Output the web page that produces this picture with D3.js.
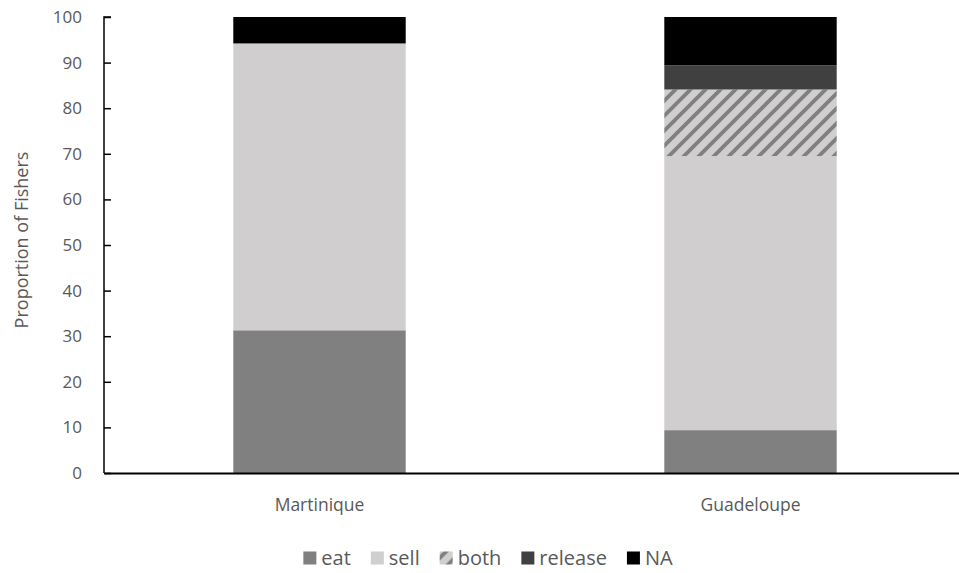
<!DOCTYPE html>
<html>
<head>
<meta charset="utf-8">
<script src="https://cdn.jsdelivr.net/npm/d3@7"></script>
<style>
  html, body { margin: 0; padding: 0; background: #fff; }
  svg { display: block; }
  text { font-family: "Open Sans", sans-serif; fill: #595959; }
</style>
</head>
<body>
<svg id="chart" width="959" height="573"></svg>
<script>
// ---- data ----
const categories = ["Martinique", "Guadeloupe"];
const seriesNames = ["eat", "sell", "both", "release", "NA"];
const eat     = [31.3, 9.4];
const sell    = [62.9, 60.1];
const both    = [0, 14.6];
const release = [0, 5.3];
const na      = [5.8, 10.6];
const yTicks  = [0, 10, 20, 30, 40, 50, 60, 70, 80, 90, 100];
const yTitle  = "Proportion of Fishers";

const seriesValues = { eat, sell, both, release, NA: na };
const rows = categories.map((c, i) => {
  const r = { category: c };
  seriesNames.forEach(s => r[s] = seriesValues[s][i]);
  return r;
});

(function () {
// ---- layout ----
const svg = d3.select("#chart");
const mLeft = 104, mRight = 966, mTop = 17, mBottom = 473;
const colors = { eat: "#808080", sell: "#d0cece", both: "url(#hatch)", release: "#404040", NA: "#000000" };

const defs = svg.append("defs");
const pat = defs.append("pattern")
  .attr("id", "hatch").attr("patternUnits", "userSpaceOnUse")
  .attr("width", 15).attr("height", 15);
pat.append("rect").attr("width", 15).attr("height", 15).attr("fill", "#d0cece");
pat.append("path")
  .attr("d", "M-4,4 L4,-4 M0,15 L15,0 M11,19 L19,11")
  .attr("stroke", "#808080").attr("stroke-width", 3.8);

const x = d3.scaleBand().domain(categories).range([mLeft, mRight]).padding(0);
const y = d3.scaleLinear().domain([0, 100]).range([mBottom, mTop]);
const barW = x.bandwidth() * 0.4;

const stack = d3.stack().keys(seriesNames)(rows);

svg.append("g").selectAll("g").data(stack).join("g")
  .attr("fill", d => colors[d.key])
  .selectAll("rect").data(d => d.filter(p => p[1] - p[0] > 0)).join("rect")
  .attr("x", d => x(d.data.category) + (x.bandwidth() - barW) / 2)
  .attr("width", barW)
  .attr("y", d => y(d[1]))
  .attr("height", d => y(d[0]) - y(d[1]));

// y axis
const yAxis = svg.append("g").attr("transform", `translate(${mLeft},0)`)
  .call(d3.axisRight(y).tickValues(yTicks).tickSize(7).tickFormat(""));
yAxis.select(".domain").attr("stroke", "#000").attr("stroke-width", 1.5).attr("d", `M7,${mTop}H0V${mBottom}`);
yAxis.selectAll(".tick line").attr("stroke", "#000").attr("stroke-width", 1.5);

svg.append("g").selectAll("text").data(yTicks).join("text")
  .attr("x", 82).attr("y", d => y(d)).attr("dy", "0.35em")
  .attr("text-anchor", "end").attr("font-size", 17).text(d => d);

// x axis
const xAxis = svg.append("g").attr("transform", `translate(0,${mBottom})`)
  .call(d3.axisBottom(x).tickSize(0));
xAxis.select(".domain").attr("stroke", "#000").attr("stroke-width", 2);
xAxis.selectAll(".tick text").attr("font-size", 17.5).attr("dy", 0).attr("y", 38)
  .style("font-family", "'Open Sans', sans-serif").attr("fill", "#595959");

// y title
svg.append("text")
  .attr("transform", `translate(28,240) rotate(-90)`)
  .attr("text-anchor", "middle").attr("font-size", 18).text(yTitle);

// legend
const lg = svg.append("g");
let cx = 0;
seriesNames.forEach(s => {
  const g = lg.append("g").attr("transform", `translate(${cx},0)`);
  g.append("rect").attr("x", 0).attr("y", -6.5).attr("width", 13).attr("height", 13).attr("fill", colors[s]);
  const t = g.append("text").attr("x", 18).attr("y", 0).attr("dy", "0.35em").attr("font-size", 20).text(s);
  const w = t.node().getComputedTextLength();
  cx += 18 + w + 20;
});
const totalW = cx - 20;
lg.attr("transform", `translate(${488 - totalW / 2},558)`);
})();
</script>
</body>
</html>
○ ○ ○
### Problem to work on
Using the material above, set down every line exactly, but skip the pictures.

### Solution
Output the web page that produces this picture with D3.js.
<!DOCTYPE html>
<html>
<head>
<meta charset="utf-8">
<script src="https://cdn.jsdelivr.net/npm/d3@7"></script>
<style>
  html, body { margin: 0; padding: 0; background: #fff; }
  svg { display: block; }
  text { font-family: "Open Sans", sans-serif; fill: #595959; }
</style>
</head>
<body>
<svg id="chart" width="959" height="573"></svg>
<script>
// ---- data ----
const categories = ["Martinique", "Guadeloupe"];
const seriesNames = ["eat", "sell", "both", "release", "NA"];
const eat     = [31.3, 9.4];
const sell    = [62.9, 60.1];
const both    = [0, 14.6];
const release = [0, 5.3];
const na      = [5.8, 10.6];
const yTicks  = [0, 10, 20, 30, 40, 50, 60, 70, 80, 90, 100];
const yTitle  = "Proportion of Fishers";

const seriesValues = { eat, sell, both, release, NA: na };
const rows = categories.map((c, i) => {
  const r = { category: c };
  seriesNames.forEach(s => r[s] = seriesValues[s][i]);
  return r;
});

(function () {
// ---- layout ----
const svg = d3.select("#chart");
const mLeft = 104, mRight = 966, mTop = 17, mBottom = 473;
const colors = { eat: "#808080", sell: "#d0cece", both: "url(#hatch)", release: "#404040", NA: "#000000" };

const defs = svg.append("defs");
const pat = defs.append("pattern")
  .attr("id", "hatch").attr("patternUnits", "userSpaceOnUse")
  .attr("width", 15).attr("height", 15);
pat.append("rect").attr("width", 15).attr("height", 15).attr("fill", "#d0cece");
pat.append("path")
  .attr("d", "M-4,4 L4,-4 M0,15 L15,0 M11,19 L19,11")
  .attr("stroke", "#808080").attr("stroke-width", 3.8);

const x = d3.scaleBand().domain(categories).range([mLeft, mRight]).padding(0);
const y = d3.scaleLinear().domain([0, 100]).range([mBottom, mTop]);
const barW = x.bandwidth() * 0.4;

const stack = d3.stack().keys(seriesNames)(rows);

svg.append("g").selectAll("g").data(stack).join("g")
  .attr("fill", d => colors[d.key])
  .selectAll("rect").data(d => d.filter(p => p[1] - p[0] > 0)).join("rect")
  .attr("x", d => x(d.data.category) + (x.bandwidth() - barW) / 2)
  .attr("width", barW)
  .attr("y", d => y(d[1]))
  .attr("height", d => y(d[0]) - y(d[1]));

// y axis
const yAxis = svg.append("g").attr("transform", `translate(${mLeft},0)`)
  .call(d3.axisRight(y).tickValues(yTicks).tickSize(7).tickFormat(""));
yAxis.select(".domain").attr("stroke", "#000").attr("stroke-width", 1.5).attr("d", `M7,${mTop}H0V${mBottom}`);
yAxis.selectAll(".tick line").attr("stroke", "#000").attr("stroke-width", 1.5);

svg.append("g").selectAll("text").data(yTicks).join("text")
  .attr("x", 82).attr("y", d => y(d)).attr("dy", "0.35em")
  .attr("text-anchor", "end").attr("font-size", 17).text(d => d);

// x axis
const xAxis = svg.append("g").attr("transform", `translate(0,${mBottom})`)
  .call(d3.axisBottom(x).tickSize(0));
xAxis.select(".domain").attr("stroke", "#000").attr("stroke-width", 2);
xAxis.selectAll(".tick text").attr("font-size", 17.5).attr("dy", 0).attr("y", 38)
  .style("font-family", "'Open Sans', sans-serif").attr("fill", "#595959");

// y title
svg.append("text")
  .attr("transform", `translate(28,240) rotate(-90)`)
  .attr("text-anchor", "middle").attr("font-size", 18).text(yTitle);

// legend
const lg = svg.append("g");
let cx = 0;
seriesNames.forEach(s => {
  const g = lg.append("g").attr("transform", `translate(${cx},0)`);
  g.append("rect").attr("x", 0).attr("y", -6.5).attr("width", 13).attr("height", 13).attr("fill", colors[s]);
  const t = g.append("text").attr("x", 18).attr("y", 0).attr("dy", "0.35em").attr("font-size", 20).text(s);
  const w = t.node().getComputedTextLength();
  cx += 18 + w + 20;
});
const totalW = cx - 20;
lg.attr("transform", `translate(${488 - totalW / 2},558)`);
})();
</script>
</body>
</html>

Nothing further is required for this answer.